Guyana has been and continues to support the call for reparations – something which President Ali has been pushing on international stages, including during interviews with leading global news agencies.
Only recently, Tourism, Industry and Commerce Minister Oneidge Walrond led a Guyanese delegation at the Third Session of the Permanent Forum on People of African Descent in Geneva, Switzerland. While there, she informed the Forum that Guyana was fully committed to Caricom’s demand of reparations for the descendants of enslaved Africans.
According to the Minister, “Consequently, we have established a national reparations committee within the framework of a 10-point plan agreed upon by the Caribbean Community. We in Guyana provide financial support to this committee and are proud to have facilitated the presence of its Chair at this session.”

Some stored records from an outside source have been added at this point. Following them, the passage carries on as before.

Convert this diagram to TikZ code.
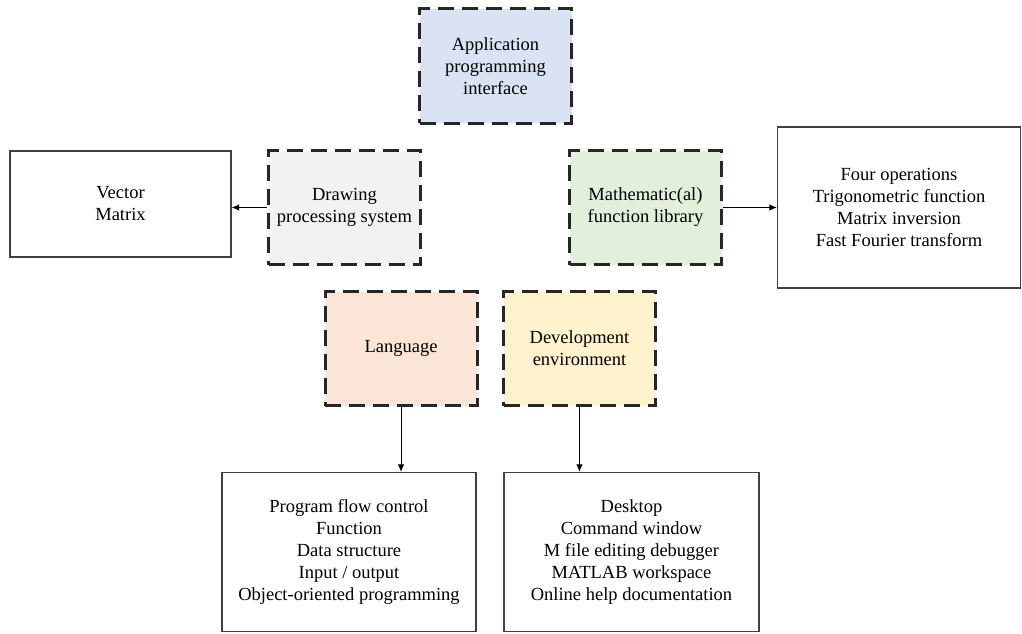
\documentclass[tikz,border=0pt]{standalone}
\usepackage{fontspec}
\setmainfont{Liberation Serif}
\usetikzlibrary{arrows.meta}
\definecolor{apiblue}{HTML}{DAE3F3}
\definecolor{drawgray}{HTML}{F2F2F2}
\definecolor{mathgreen}{HTML}{E2EFDA}
\definecolor{langorange}{HTML}{FBE5D6}
\definecolor{devyellow}{HTML}{FFF2CC}
\begin{document}
\begin{tikzpicture}[x=1pt,y=-1pt,
  every node/.style={font=\fontsize{18.5}{22}\selectfont, align=center, inner sep=0pt},
  module/.style={draw=black!85, line width=3pt, dash pattern=on 16pt off 8pt,
                 minimum width=152pt, minimum height=114pt},
  detail/.style={draw=black!75, line width=1.3pt},
  link/.style={draw=black, line width=1pt, -{Latex[length=7.5pt,width=6.5pt]}}]
  \useasboundingbox (0,0) rectangle (1022,634);

  % core modules (dashed)
  \node[module, fill=apiblue] (api) at (495.5,66) {Application\\programming\\interface};
  \node[module, fill=drawgray] (drw) at (344.5,207.5) {Drawing\\processing system};
  \node[module, fill=mathgreen] (mth) at (645.5,207.5) {Mathematic(al)\\function library};
  \node[module, fill=langorange] (lng) at (401,348.5) {Language};
  \node[module, fill=devyellow] (dev) at (579.5,348.5) {Development\\environment};

  % detail boxes (solid)
  \node[detail, minimum width=221pt, minimum height=106pt] (vec) at (120.5,204) {Vector\\Matrix};
  \node[detail, minimum width=243pt, minimum height=161pt] (ops) at (899,207.5)
    {Four operations\\Trigonometric function\\Matrix inversion\\Fast Fourier transform};
  \node[detail, minimum width=254pt, minimum height=159pt] (lngd) at (349,552)
    {Program flow control\\Function\\Data structure\\Input / output\\Object-oriented programming};
  \node[detail, minimum width=255pt, minimum height=159pt] (devd) at (631.5,552)
    {Desktop\\Command window\\M file editing debugger\\MATLAB workspace\\Online help documentation};

  % connectors
  \draw[link] (drw.west) -- (drw.west -| vec.east);
  \draw[link] (mth.east) -- (mth.east -| ops.west);
  \draw[link] (lng.south) -- (lng.south |- lngd.north);
  \draw[link] (dev.south) -- (dev.south |- devd.north);
\end{tikzpicture}
\end{document}
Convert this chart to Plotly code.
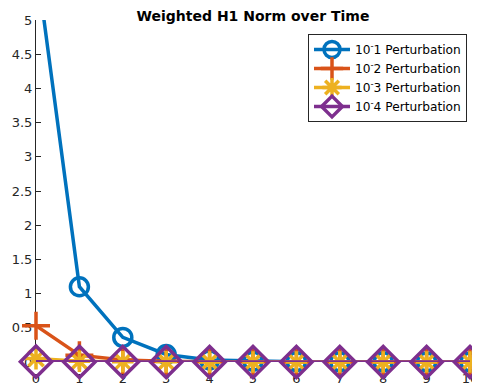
import plotly.graph_objects as go

x = list(range(11))
s1 = [5.88, 1.10, 0.36, 0.11, 0.03, 0.012, 0.005, 0.003, 0.002, 0.001, 0.001]
s2 = [0.53, 0.10, 0.03, 0.010, 0.004, 0.002, 0.001, 0.001, 0.001, 0.0005, 0.0005]
s3 = [0.05, 0.010, 0.004, 0.002, 0.001, 0.0005, 0.0003, 0.0002, 0.0001, 0.0001, 0.0001]
s4 = [0.005, 0.001, 0.0005, 0.0002, 0.0001, 0.0001, 0.0, 0.0, 0.0, 0.0, 0.0]
names = ["10<sup>-</sup>1 Perturbation", "10<sup>-</sup>2 Perturbation",
         "10<sup>-</sup>3 Perturbation", "10<sup>-</sup>4 Perturbation"]
colors = ["#0072BD", "#D95319", "#EDB120", "#7E2F8E"]
symbols = ["circle-open", "cross-thin-open", "asterisk-open", "diamond-open"]
sizes = [18, 20, 18, 24]

W, H = 472, 379
L, R, T, B = 28, 10, 12, 25

fig = go.Figure()
for ys, n, c, s, sz in zip([s1, s2, s3, s4], names, colors, symbols, sizes):
    fig.add_trace(go.Scatter(
        x=x, y=ys, name=n, mode="lines+markers", cliponaxis=False,
        line=dict(color=c, width=3.5),
        marker=dict(symbol=s, size=sz, color=c, line=dict(color=c, width=3.5)),
    ))

pw = W - L - R
ph = H - T - B
fig.update_layout(
    width=W, height=H,
    margin=dict(l=L, r=R, t=T, b=B, autoexpand=False),
    paper_bgcolor="white", plot_bgcolor="white",
    font=dict(family="DejaVu Sans", size=13, color="#262626"),
    title=dict(text="<b>Weighted H1 Norm over Time</b>", x=(L + pw / 2) / W,
               xanchor="center", y=1 - 8 / H, yanchor="middle",
               font=dict(size=14, color="black")),
    legend=dict(x=(300 - L) / pw, y=1 - (26 - T) / ph, xanchor="left", yanchor="top",
                bgcolor="white", bordercolor="#262626", borderwidth=1,
                font=dict(size=12.2, color="black"), tracegroupgap=0,
                itemwidth=36),
    showlegend=True,
)
fig.update_xaxes(range=[0, 10], tickvals=x, ticks="inside", ticklen=5,
                 tickcolor="#262626", showgrid=False, zeroline=False,
                 showline=False, layer="below traces", ticklabelstandoff=7)
fig.update_yaxes(range=[0, 5], tickvals=[0, 0.5, 1, 1.5, 2, 2.5, 3, 3.5, 4, 4.5, 5],
                 ticktext=["0", "0.5", "1", "1.5", "2", "2.5", "3", "3.5", "4", "4.5", "5"],
                 ticks="inside", ticklen=5, tickcolor="#262626", showgrid=False,
                 zeroline=False, showline=True, linecolor="#262626", linewidth=1,
                 layer="below traces")
fig.write_html("out.html")
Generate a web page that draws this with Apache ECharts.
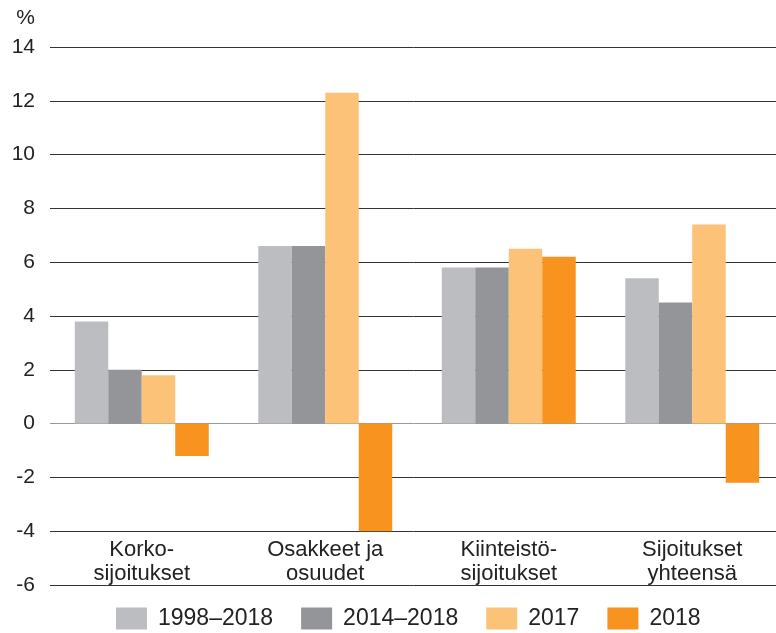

Last September, the Guyana Reparations Committee, in collaboration with the University of Guyana, organised a formal apology from descendants of slave owner John Gladstone – who had enslaved over 2500 persons during tumultuous times here.
UG said the apology it helped negotiate with the Gladstone heirs for Guyana includes slavery and indentureship since their particular ancestor was integrally involved in both.
However, one day before that event, President Ali had called for the apology to include compensation and reparative justice. While he welcomed the Gladstone heirs’ apology, which he said is the first step in the process of reparative justice, the Guyanese Leader said it was an acknowledgement of the cruel nature of African enslavement and indentureship in Guyana, as well as an act of contrition that paves the way for justice.
“The apology offered by the descendants of John Gladstone underscores their willingness to confront their family’s dark past and to acknowledge the immense pain, suffering and indignities inflicted upon innocent persons through their family’s actions… I, therefore, propose that the intended apology include issues of compensation, reparative justice, and those involved to be posthumously charged for crimes against humanity,” the Head of State noted last year.
Based on historical records, John Gladstone was an absentee owner of plantations in Jamaica and Guyana, building on his wealth earned from the mercantile trade in India, the United States, and the West Indies.
After the British seizure of the colonies that became Guyana in 1803, John Gladstone began to invest in them. His interests and acquisitions included at one time the plantations at Belmonte, Coverden, Hampton Court, Industry, Meten-Meer-Zorg, Success, Vreed-en-Hoop, Vreedenstein and Wales.
Anticipating a collapse in African field labour after the end of the apprenticeship period, Gladstone, along with other planters, helped to pioneer the use of Indian indentured labour in British Guiana, introducing a new form of servitude to the colony.